I'm teary over here at work - what a wonderful tribute to Pete. Send him happy birthday wishes from me! (p.s. when do we get to see him again?)
Posted by: Elise | Wednesday, January 26, 2005 at 02:54 PM
sniff, sniff (wipes tissue on nose) - that was so beautiful. He sounds like a dream come true. May you always be this happy!
Posted by: Sheri | Wednesday, January 26, 2005 at 05:14 PM
Happy Birthday Pete! What a wonderful post! Also making me feel guilty for not saying things like this to my husband. Anyway, congrats to you both, too, for finding this kind of love!
Stella
Posted by: stella | Wednesday, January 26, 2005 at 05:27 PM
And Charlie and I love him too! And that's saying something, since he's the first one I haven't wanted to murder after spending an hour with him! :)
Happy Birthday, Pete. Thanks for making my best friend so goddamned happy.
Posted by: Cecily | Wednesday, January 26, 2005 at 07:02 PM
How lucky you are to have found your sweet Pete. I too have a sweet Pete and after 16 years together still find myself so happy that we are still functioning, happy, going to grow even more grey together couple. All the best to you both and enjoy your wedding :)
Posted by: amy | Thursday, January 27, 2005 at 12:28 AM
A very happy birthday to Pete (I know I'm late, but I know you understand why).
Posted by: DMouse | Thursday, January 27, 2005 at 08:02 AM
How sweet --- sounds like a keeper and then some. :)
Posted by: pregnancyweekly | Thursday, January 27, 2005 at 02:42 PM
Happy Birthday Pete! Congrats on finding Sarah too! You are a beautiful couple.
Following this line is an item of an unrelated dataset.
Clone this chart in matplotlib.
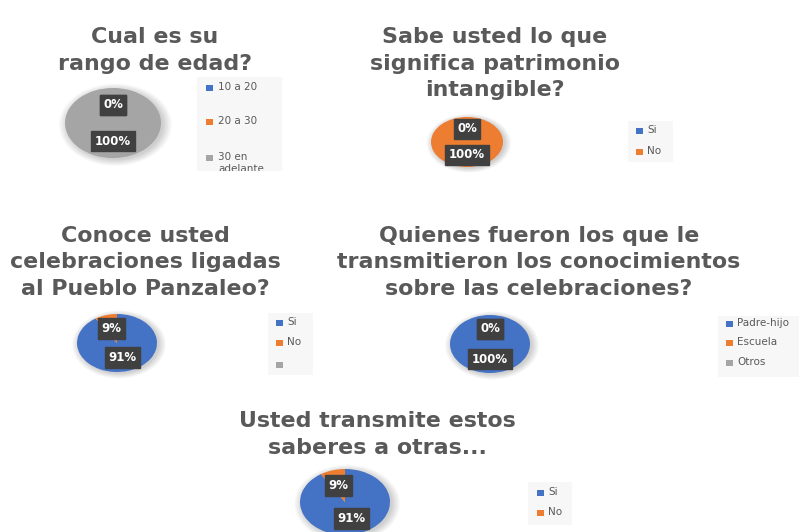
import matplotlib
matplotlib.use("Agg")
import matplotlib.pyplot as plt
from matplotlib.patches import Ellipse, Rectangle

W, H = 799, 532
BLUE, ORANGE, GRAY = "#4472C4", "#ED7D31", "#A5A5A5"
TITLE_COLOR = "#595959"
FONT = "DejaVu Sans"

# Survey answers (percent)
edad_categories = ["10 a 20", "20 a 30", "30 en\nadelante"]
edad_values = [0, 0, 100]

sabe_categories = ["Si", "No"]
sabe_values = [0, 100]

conoce_categories = ["Si", "No", ""]
conoce_values = [91, 9]

quienes_categories = ["Padre-hijo", "Escuela", "Otros"]
quienes_values = [100, 0, 0]

transmite_categories = ["Si", "No"]
transmite_values = [91, 9]

titles = [
    "Cual es su\nrango de edad?",
    "Sabe usted lo que\nsignifica patrimonio\nintangible?",
    "Conoce usted\ncelebraciones ligadas\nal Pueblo Panzaleo?",
    "Quienes fueron los que le\ntransmitieron los conocimientos\nsobre las celebraciones?",
    "Usted transmite estos\nsaberes a otras...",
]

fig = plt.figure(figsize=(W / 100, H / 100), dpi=100)
fig.patch.set_facecolor("white")


def px_axes(x0, y0, x1, y1):
    """Axes from pixel box (top-left origin)."""
    return fig.add_axes([x0 / W, 1 - y1 / H, (x1 - x0) / W, (y1 - y0) / H])


def draw_title(text, cx, first_baseline):
    for i, line in enumerate(text.split("\n")):
        y = first_baseline + 26.5 * i
        fig.text(cx / W, 1 - y / H, line, ha="center", va="baseline",
                 fontsize=15.9, fontweight="bold", family=FONT,
                 color=TITLE_COLOR)


def draw_pie(values, cx, cy, rx, ry):
    ax = px_axes(cx - rx, cy - ry, cx + rx, cy + ry)
    ax.set_axis_off()
    # soft drop shadow
    for k in range(8):
        r = 1.0 + 0.025 * k
        ax.add_patch(Ellipse((0.05, -0.05), 2 * r, 2 * r, facecolor="black",
                             edgecolor="none", alpha=0.022, zorder=0,
                             clip_on=False))
    colors = [BLUE, ORANGE, GRAY][: len(values)]
    wedges, _, autotexts = ax.pie(
        values, colors=colors, startangle=90, counterclock=False,
        autopct=lambda p: f"{p:.0f}%", pctdistance=0.52, radius=1.0,
        wedgeprops=dict(linewidth=0, zorder=2),
        textprops=dict(color="white", fontsize=8.5, fontweight="bold",
                       family=FONT))
    for t in autotexts:
        t.set_zorder(5)
        t.set_bbox(dict(boxstyle="square,pad=0.3", facecolor="#404040",
                        edgecolor="#404040"))
    ax.set_aspect("auto")
    ax.set_xlim(-1, 1)
    ax.set_ylim(-1, 1)
    return ax


def draw_legend(categories, box, marker_x, text_x, ys):
    x0, y0, x1, y1 = box
    ax = px_axes(x0, y0, x1, y1)
    ax.set_xlim(x0, x1)
    ax.set_ylim(y1, y0)
    ax.set_facecolor("#F7F7F7")
    for s in ax.spines.values():
        s.set_visible(False)
    ax.set_xticks([])
    ax.set_yticks([])
    colors = [BLUE, ORANGE, GRAY]
    for cat, col, y in zip(categories, colors, ys):
        ax.add_patch(Rectangle((marker_x - 3.5, y - 3), 7, 6, facecolor=col,
                               edgecolor="none"))
        ax.text(text_x, y - 6, cat, va="top", ha="left", fontsize=7.5,
                family=FONT, color=TITLE_COLOR, linespacing=1.3,
                clip_on=True)


# Chart 1
draw_title(titles[0], 155, 43)
draw_pie(edad_values, 113, 123, 48, 35)
draw_legend(edad_categories, (197, 77, 282, 171), 209, 218, [88, 122, 158])

# Chart 2
draw_title(titles[1], 495, 43)
draw_pie(sabe_values, 467, 142, 36, 25)
draw_legend(sabe_categories, (628, 121, 673, 162), 639, 647, [131, 152])

# Chart 3
draw_title(titles[2], 145, 242)
draw_pie(conoce_values, 117, 343, 40, 29)
draw_legend(conoce_categories, (268, 313, 313, 375), 279, 287, [323, 343, 365])

# Chart 4
draw_title(titles[3], 539, 242)
draw_pie(quienes_values, 490, 344, 40, 29)
draw_legend(quienes_categories, (718, 316, 799, 377), 729, 737, [324, 343, 363])

# Chart 5
draw_title(titles[4], 377, 427)
draw_pie(transmite_values, 345, 502, 45, 33)
draw_legend(transmite_categories, (528, 482, 572, 525), 540, 548, [493, 513])

fig.savefig("out.png", dpi=100, facecolor="white")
Posted by: Amanda B. | Thursday, January 27, 2005 at 04:42 PM
Happy Birthday Pete! P.S. My Father In Law as well as Brotehr in law are Petes as well as my cat. That name rules!
Posted by: AyEnDeeAreEeAyAitch | Thursday, January 27, 2005 at 07:16 PM
I happened upon your site while visiting my neices site. Found your writing very interesting. I once had an "internet" love. Didn't turn out as happy as yours seems to be.
I also picked up on the "alcoholic" comments. Another thing we have in common. Seems I've been down your path with you. Good luck and God bless.